Auto Insurance ChoicesDon’t forget:  Price isn’t the only factor.

As an agent, I am under no illusion that I can change the fact that most consumers’ primary consideration when it comes to auto insurance is price.  After all, for most people, all they do is pay, pay, pay for their policy and have few if any claims.  However there are other factors that deserve consideration when shopping for auto insurance.  Certainly, one could make the argument that these three factors are not only important, but crucial in deciding with whom to trust your auto insurance needs.

Expertise:  There’s a fairly good chance that, if you are insured through an agentless company, your insurance ‘expert’ really isn’t.  A recent survey indicated that over 15% of insurance call center sales people have been licensed less than 6-months.  A full 25% have been licensed less than a year.  A whopping 60%+ have been licensed less than 3 years.  In California, aside from 12 hours of ethics training, only 20 hours of in class training is required to become licensed.  Think about THAT!  It is entirely possible that your insurance “expert” couldn’t spell the word “insurance” a month ago.  Think about that when deciding who should be standing between you and financial disaster if you don’t get the proper advice.

Service:  Let’s not underestimate the value of good service.  When you call your auto insurance company, do you have to muddle through their phone system or are you immediately speaking with a live person that can help you?  In a recent phone call to a company I won’t nAAAme (no, really, I don’t want to nAAAme them, because if I nAAAme them, they might get AAAngry and threaten me with a lAAAwsuit…), the information needed could not be obtained without first spending a minute or two entering information on the touch tone keypad then enduring a 12-minute hold.  At the end of it all, my simple question finally got answered…  Incorrectly.  Somewhere along the line, companies decided that their time was more valuable than yours.  If making you wait 15 minutes to get an answer would save them a little money, well that was the way to go.  Most agencies, both independent and single company agents, will answer the phone with a live human from the get-go.

Choice:  Again, we’re back to choice.  Finding an agent where you have a choice has many advantages.  Whether you have special needs because you own a business or have added custom equipment to your car or have young drivers that only drive part time, no one company is always right for every driver and every car.  Or maybe your auto insurance needs are pretty run of the mill but you want an agent that knows which companies have the best rates in your area.  Agents with a choice of companies obviously have a better chance of finding the policy that’s right for you and your situation.

Yeah, yeah, yeah…  But what about the price?

Oh yeah…  Price:  Independent agents usually strive to represent companies with good rates, it just makes sense for their business.  One company agents and call center companies still only have one choice.  You are more likely to find a lower price with an independent agent, without the hassle of having to get dozens of quotes yourself.

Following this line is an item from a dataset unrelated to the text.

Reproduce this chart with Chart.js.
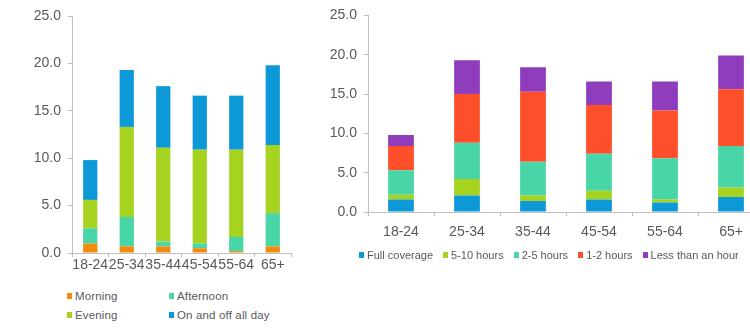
<!DOCTYPE html>
<html>
<head>
<meta charset="utf-8">
<script src="https://cdn.jsdelivr.net/npm/chart.js@4.4.1/dist/chart.umd.min.js"></script>
<style>
  html, body { margin: 0; padding: 0; background: #fff; overflow: hidden; }
  body { width: 750px; height: 331px; position: relative; font-family: "Liberation Sans", Arial, sans-serif; color: #595959; }
  #left { position: absolute; left: 0; top: 0; }
  #right { position: absolute; left: 300px; top: 0; }
  .legend { position: absolute; font-size: 11px; }
  .legend span.item { display: inline-flex; align-items: center; white-space: nowrap; }
  .legend i { display: inline-block; width: 5px; height: 6px; margin-right: 3px; }
  #legLeft { left: 67px; top: 290px; display: grid; grid-template-columns: 102px 110px; row-gap: 7px; font-size: 11.5px; letter-spacing: 0.15px; }
  #legRight { left: 359px; top: 249px; display: flex; gap: 10px; }
</style>
</head>
<body>
<canvas id="left" width="310" height="285"></canvas>
<canvas id="right" width="480" height="240"></canvas>
<div class="legend" id="legLeft"></div>
<div class="legend" id="legRight"></div>
<script>
// categories
const ageGroups = ['18-24', '25-34', '35-44', '45-54', '55-64', '65+'];

// left chart: time of day
const timeLabels = ['Morning', 'Afternoon', 'Evening', 'On and off all day'];
const timeColors = ['#f28a0b', '#48d5a8', '#a5d31f', '#0d98d8'];
const morning   = [1.0, 0.7, 0.7, 0.5, 0.2, 0.7];
const afternoon = [1.6, 3.1, 0.5, 0.5, 1.5, 3.5];
const evening   = [3.0, 9.5, 9.9, 9.9, 9.2, 7.2];
const onAndOff  = [4.2, 6.0, 6.5, 5.7, 5.7, 8.4];

// right chart: hours of coverage
const hourLabels = ['Full coverage', '5-10 hours', '2-5 hours', '1-2 hours', 'Less than an hour'];
const hourColors = ['#0d98d8', '#a5d31f', '#48d5a8', '#ff4f2a', '#8f3dbd'];
const fullCoverage = [1.6, 2.1, 1.4, 1.6, 1.2, 1.9];
const fiveToTen    = [0.6, 2.1, 0.7, 1.1, 0.4, 1.2];
const twoToFive    = [3.1, 4.6, 4.3, 4.7, 5.25, 5.3];
const oneToTwo     = [3.1, 6.2, 8.9, 6.2, 6.05, 7.2];
const lessThanHour = [1.4, 4.3, 3.1, 3.0, 3.7, 4.3];

const yTicks = [0, 5, 10, 15, 20, 25];

const grey = '#595959';
const axisGrey = '#bfbfbf';

function makeDatasets(labels, colors, values) {
  return labels.map((l, i) => ({
    label: l,
    data: values[i],
    backgroundColor: colors[i],
    borderWidth: 0,
    categoryPercentage: 1,
    barPercentage: 0.39
  }));
}

function makeOptions(yWidth, xHeight, pad, labelPad) {
  return {
    responsive: false,
    animation: false,
    devicePixelRatio: 1,
    layout: { padding: pad },
    plugins: { legend: { display: false }, tooltip: { enabled: false } },
    scales: {
      x: {
        stacked: true,
        border: { color: axisGrey },
        grid: { drawOnChartArea: false, color: axisGrey, tickLength: 4, offset: true },
        ticks: { color: grey, font: { family: 'Liberation Sans', size: 14 }, padding: labelPad,
                 autoSkip: false, maxRotation: 0, minRotation: 0 },
        afterFit: s => { s.height = xHeight; }
      },
      y: {
        stacked: true,
        min: 0, max: 25,
        border: { color: axisGrey },
        grid: { drawOnChartArea: false, color: axisGrey, tickLength: 4 },
        afterBuildTicks: s => { s.ticks = yTicks.map(v => ({ value: v })); },
        ticks: { color: grey, font: { family: 'Liberation Sans', size: 14 }, padding: 7,
                 callback: v => v.toFixed(1) },
        afterFit: s => { s.width = yWidth; }
      }
    }
  };
}

new Chart(document.getElementById('left'), {
  type: 'bar',
  data: { labels: ageGroups, datasets: makeDatasets(timeLabels, timeColors, [morning, afternoon, evening, onAndOff]) },
  options: makeOptions(72, 32, { top: 16, right: 19, left: 0, bottom: 0 }, 0)
});

new Chart(document.getElementById('right'), {
  type: 'bar',
  data: { labels: ageGroups, datasets: makeDatasets(hourLabels, hourColors, [fullCoverage, fiveToTen, twoToFive, oneToTwo, lessThanHour]) },
  options: makeOptions(68, 28, { top: 13, right: 16, left: 0, bottom: 0 }, 8)
});

function buildLegend(el, labels, colors) {
  labels.forEach((l, i) => {
    const s = document.createElement('span');
    s.className = 'item';
    s.innerHTML = '<i style="background:' + colors[i] + '"></i>' + l;
    el.appendChild(s);
  });
}
buildLegend(document.getElementById('legLeft'), timeLabels, timeColors);
buildLegend(document.getElementById('legRight'), hourLabels, hourColors);
</script>
</body>
</html>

Bottom Line:  All auto insurance is NOT the same

Everywhere you go, everywhere you look it seems like there is a car insurance ad and by now they all sound the same.  It is impossible to accurately gauge the companies and products at face value.  Your experience will vary greatly, your coverage will vary greatly and, of course, the price can vary greatly.  Of course putting some thought and research into the process would serve you well and not just view insurance as a one-dimensional commodity focused on price.